Opinion: Cutting Off Legislators' Pay Violates System of Checks and Balances

Gov. Pat Quinn is trying to apply Squeezy the Pension Python to legislators’ salaries, by cutting off their pay until they pass what he calls “comprehensive pension reform.”

“For the last two budget years, we’ve struggled to enact pension reform,” Quinn said at a press conference this morning. “The legislature has had many opportunities in the last two years to act. They have failed repeatedly. The legislators should not get paid until they enact comprehensive pension reform.”
 
Quinn insists it’s all legal. As governor, he has a line-item veto on appropriations. Quinn also cited the case of Quinn v. Donnewald -- in which he was the losing party.

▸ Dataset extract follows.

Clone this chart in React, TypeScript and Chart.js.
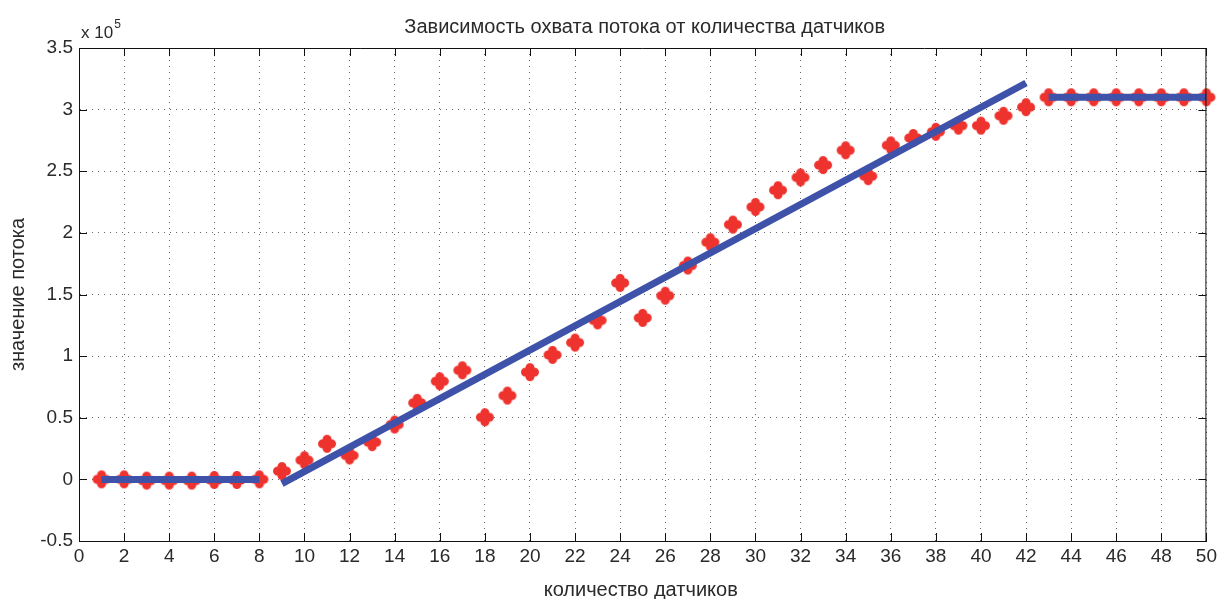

In his gadfly days, Quinn went to court against State Treasurer James Donnewald to argue that the Compensation Review Board, which sets legislators’ salaries, was unconstitutional, because it removed the power to determine public salaries from the General Assembly. The Supreme Court ruled against Quinn, and now he’s using that decision to justify his garnishment of legislators’ wages.
 
Whether or not Quinn’s action is allowable under the letter of the law, it violates the spirit of constitutional government. The executive and the legislature are designed to be co-equal branches of government. If Quinn can cut off legislators’ salaries for refusing to pass pension reform, any governor can use that threat to extract anything he wants from an uncooperative General Assembly. Quinn is setting a terrible precedent, and using the cloak of populism to arrogate himself powers he was never intended to wield.
 
“Up until now, the only ones who’ve had to pay have been the taxpayers of Illinois,” he said, citing higher interest rates resulting from credit downgrades. “Up until now, legislators have not had to pay.”
 
A governor who has the power of the purse over the legislature would throw the entire system of checks and balances out of whack. In fact, the governor is supposed to be subservient to the General Assembly, a body more representative of the people. The General Assembly can impeach the governor, but the governor can’t fire individual legislators. He shouldn’t be able to cut off their pay, either.